Material
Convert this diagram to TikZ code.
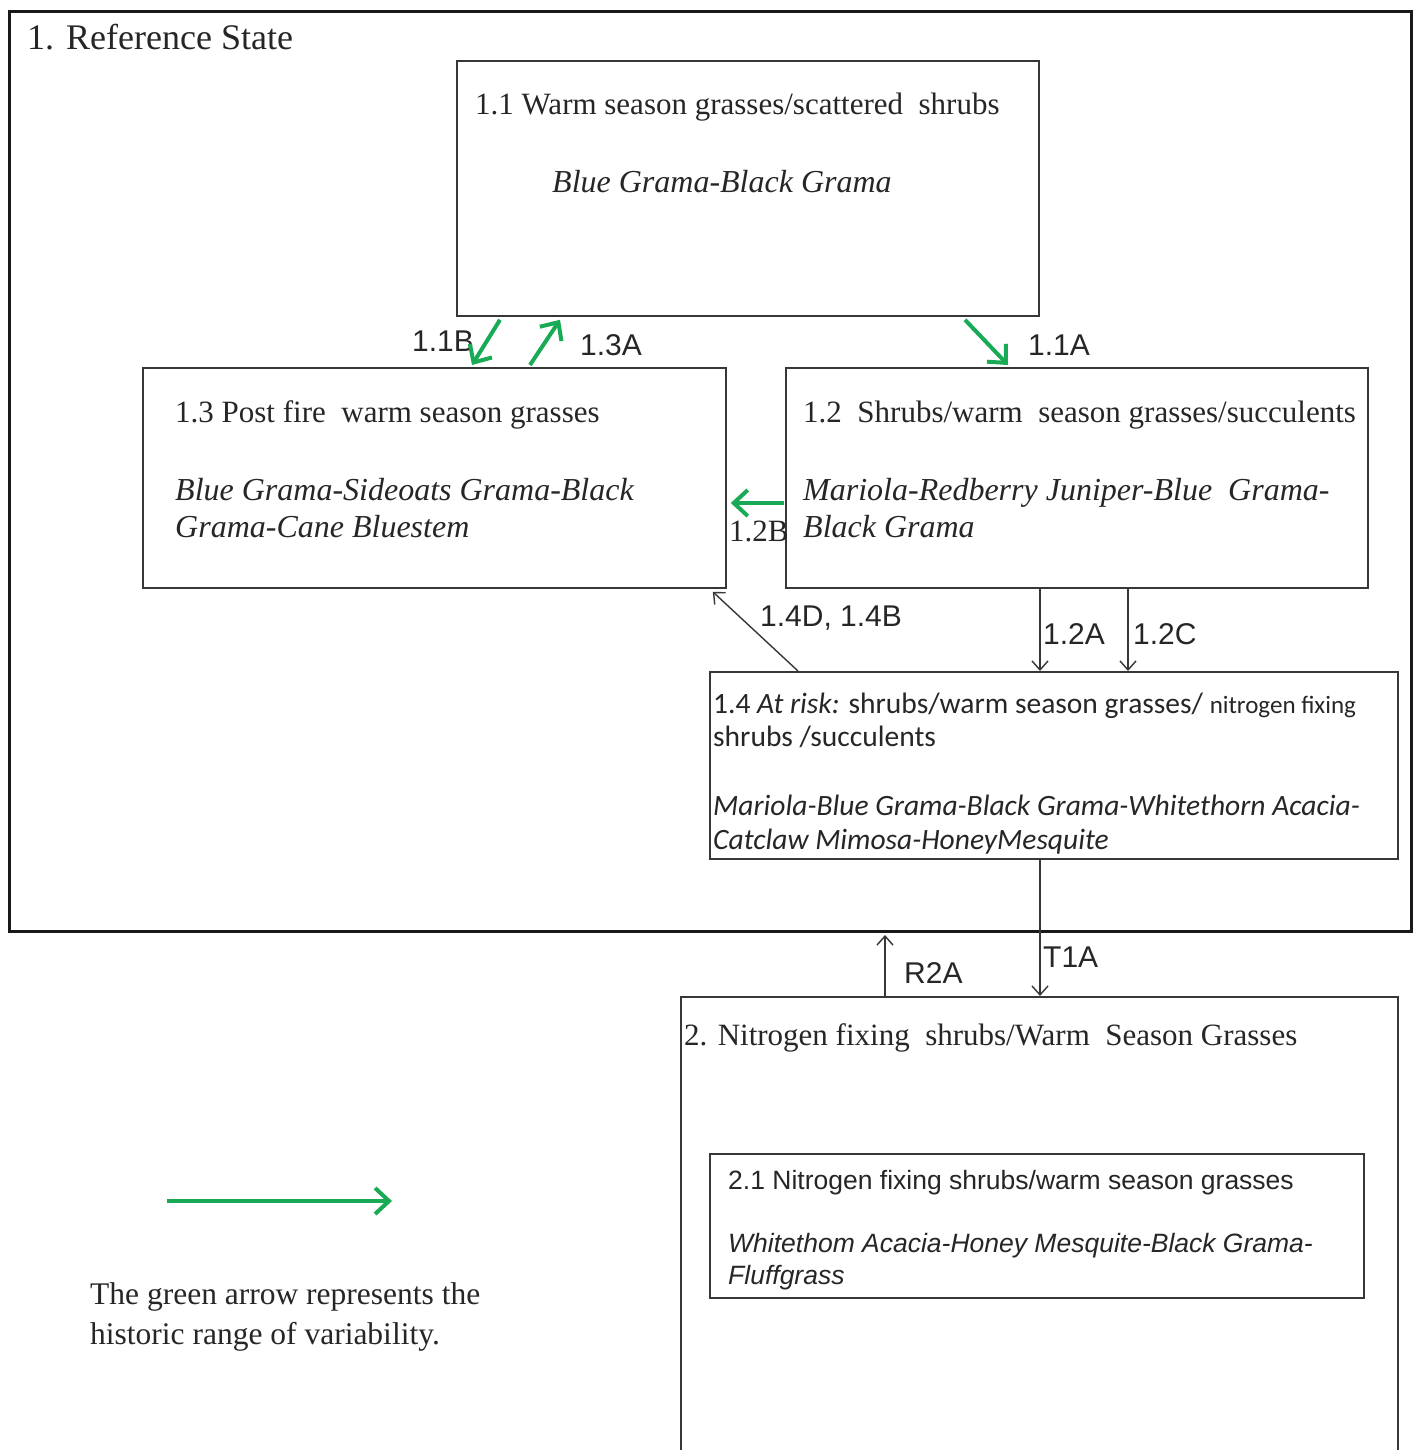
\documentclass[tikz,border=0pt]{standalone}
\usepackage{fontspec}
\setmainfont{Liberation Serif}
\newfontfamily\arialf{Liberation Sans}
\newfontfamily\calf{Carlito}
\usetikzlibrary{arrows.meta,calc}
\definecolor{grn}{RGB}{25,170,85}
\definecolor{ln}{RGB}{55,55,55}
\begin{document}
\begin{tikzpicture}[x=1pt,y=-1pt,
  box/.style={draw=ln, line width=1.8pt, inner sep=0pt, anchor=north west},
  txt/.style={inner sep=0pt, anchor=base west, text=black!85},
  serif/.style={txt, font=\fontsize{31}{36}\selectfont},
  serifit/.style={txt, font=\fontsize{32}{36}\selectfont\itshape},
  lab/.style={txt, font=\arialf\fontsize{30}{36}\selectfont},
  cal/.style={txt, font=\calf\fontsize{29.5}{34}\selectfont},
  ari/.style={txt, font=\arialf\fontsize{26.5}{32}\selectfont},
  carrow/.style={draw=ln, line width=1.4pt, -{Straight Barb[length=9pt,width=16pt,line width=1.4pt]}},
  garrow/.style={draw=grn, line width=4pt, -{Straight Barb[length=14pt,width=26pt,line width=4pt]}}
]
\useasboundingbox (0,0) rectangle (1415,1450);
\fill[white] (0,0) rectangle (1415,1450);

% state boxes
\node[box, line width=3pt, draw=black!90, minimum width=1402pt, minimum height=920pt] (s1) at (8,10) {};
\node[box, minimum width=717pt, minimum height=480pt] (s2) at (680,996) {};

% community boxes
\node[box, minimum width=582pt, minimum height=255pt] (b11) at (456,60) {};
\node[box, minimum width=583pt, minimum height=220pt] (b13) at (142,367) {};
\node[box, minimum width=582pt, minimum height=220pt] (b12) at (785,367) {};
\node[box, minimum width=688pt, minimum height=187pt] (b14) at (709,671) {};
\node[box, minimum width=654pt, minimum height=144pt] (b21) at (709,1153) {};

% texts
\node[txt, font=\fontsize{36}{40}\selectfont] (t1) at (27,50) {1. Reference State};
\node[serif] (t11a) at (475,115) {1.1 Warm season grasses/scattered\ \ shrubs};
\node[serifit] (t11b) at (552,193) {Blue Grama-Black Grama};
\node[serif] (t13a) at (175,422) {1.3 Post fire\ \ warm season grasses};
\node[serifit] (t13b) at (175,500) {Blue Grama-Sideoats Grama-Black};
\node[serifit] (t13c) at (175,537) {Grama-Cane Bluestem};
\node[serif] (t12a) at (803,422) {1.2\ \ Shrubs/warm\ \ season grasses/succulents};
\node[serifit] (t12b) at (803,500) {Mariola-Redberry Juniper-Blue\ \ Grama-};
\node[serifit] (t12c) at (803,537) {Black Grama};
\node[cal] (t14a) at (713,713) {1.4 \textit{At risk:} shrubs/warm season grasses/ {\fontsize{25}{28}\selectfont nitrogen fixing}};
\node[cal] (t14b) at (713,746) {shrubs /succulents};
\node[cal] (t14c) at (713,815) {\itshape Mariola-Blue Grama-Black Grama-Whitethorn Acacia-};
\node[cal] (t14d) at (713,849) {\itshape Catclaw Mimosa-HoneyMesquite};
\node[serif] (t2) at (684,1045) {2. Nitrogen fixing\ \ shrubs/Warm\ \ Season Grasses};
\node[ari] (t21a) at (728,1189) {2.1 Nitrogen\ fixing shrubs/warm\ season grasses};
\node[ari] (t21b) at (728,1252) {\itshape Whitethom\ Acacia-Honey\ Mesquite-Black\ Grama-};
\node[ari] (t21c) at (728,1284) {\itshape Fluffgrass};
\node[txt, font=\fontsize{31.5}{36}\selectfont] (lg1) at (90,1304) {The green arrow represents the};
\node[txt, font=\fontsize{31.5}{36}\selectfont] (lg2) at (90,1344) {historic range of variability.};

% labels
\node[lab] (l11b) at (412,351) {1.1B};
\node[lab] (l13a) at (580,355) {1.3A};
\node[lab] (l11a) at (1028,355) {1.1A};
\node[serif] (l12b) at (729,541) {1.2B};
\node[lab] (l14d) at (760,626) {1.4D, 1.4B};
\node[lab] (l12a) at (1043,644) {1.2A};
\node[lab] (l12c) at (1133,644) {1.2C};
\node[lab] (lt1a) at (1043,967) {T1A};
\node[lab] (lr2a) at (904,983) {R2A};

% green arrows
\draw[garrow] ($(b11.south west)+(44,3)$) -- ($(b13.north west)+(330,-2)$);
\draw[garrow] ($(b13.north west)+(388,-2)$) -- ($(b11.south west)+(104,3)$);
\draw[garrow] ($(b11.south west)+(509,3)$) -- ($(b12.north west)+(223,-2)$);
\draw[garrow] ($(b12.north west)+(-1,136)$) -- ($(b13.north east)+(4,136)$);

% black arrows
\draw[carrow] ($(b14.north west)+(89,0)$) -- ($(b13.south east)+(-14,3)$);
\draw[carrow] ($(b12.south west)+(255,0)$) -- ($(b14.north west)+(331,0)$);
\draw[carrow] ($(b12.south west)+(343,0)$) -- ($(b14.north west)+(419,0)$);
\draw[carrow] ($(b14.south west)+(331,0)$) -- ($(s2.north west)+(360,0)$);
\draw[carrow] ($(s2.north west)+(205,0)$) -- ($(s1.south west)+(877,2)$);

% legend arrow
\coordinate (la) at (167,1201);
\coordinate (lb) at (392,1201);
\draw[garrow] (la) -- (lb);
\end{tikzpicture}
\end{document}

Task directions
Return, unchanged, the lines from the first line of the material through the line that holds "minimum width=717pt, minimum", inclusive, omitting pictures.

Problem solution
Convert this diagram to TikZ code.
\documentclass[tikz,border=0pt]{standalone}
\usepackage{fontspec}
\setmainfont{Liberation Serif}
\newfontfamily\arialf{Liberation Sans}
\newfontfamily\calf{Carlito}
\usetikzlibrary{arrows.meta,calc}
\definecolor{grn}{RGB}{25,170,85}
\definecolor{ln}{RGB}{55,55,55}
\begin{document}
\begin{tikzpicture}[x=1pt,y=-1pt,
  box/.style={draw=ln, line width=1.8pt, inner sep=0pt, anchor=north west},
  txt/.style={inner sep=0pt, anchor=base west, text=black!85},
  serif/.style={txt, font=\fontsize{31}{36}\selectfont},
  serifit/.style={txt, font=\fontsize{32}{36}\selectfont\itshape},
  lab/.style={txt, font=\arialf\fontsize{30}{36}\selectfont},
  cal/.style={txt, font=\calf\fontsize{29.5}{34}\selectfont},
  ari/.style={txt, font=\arialf\fontsize{26.5}{32}\selectfont},
  carrow/.style={draw=ln, line width=1.4pt, -{Straight Barb[length=9pt,width=16pt,line width=1.4pt]}},
  garrow/.style={draw=grn, line width=4pt, -{Straight Barb[length=14pt,width=26pt,line width=4pt]}}
]
\useasboundingbox (0,0) rectangle (1415,1450);
\fill[white] (0,0) rectangle (1415,1450);

% state boxes
\node[box, line width=3pt, draw=black!90, minimum width=1402pt, minimum height=920pt] (s1) at (8,10) {};
\node[box, minimum width=717pt, minimum height=480pt] (s2) at (680,996) {};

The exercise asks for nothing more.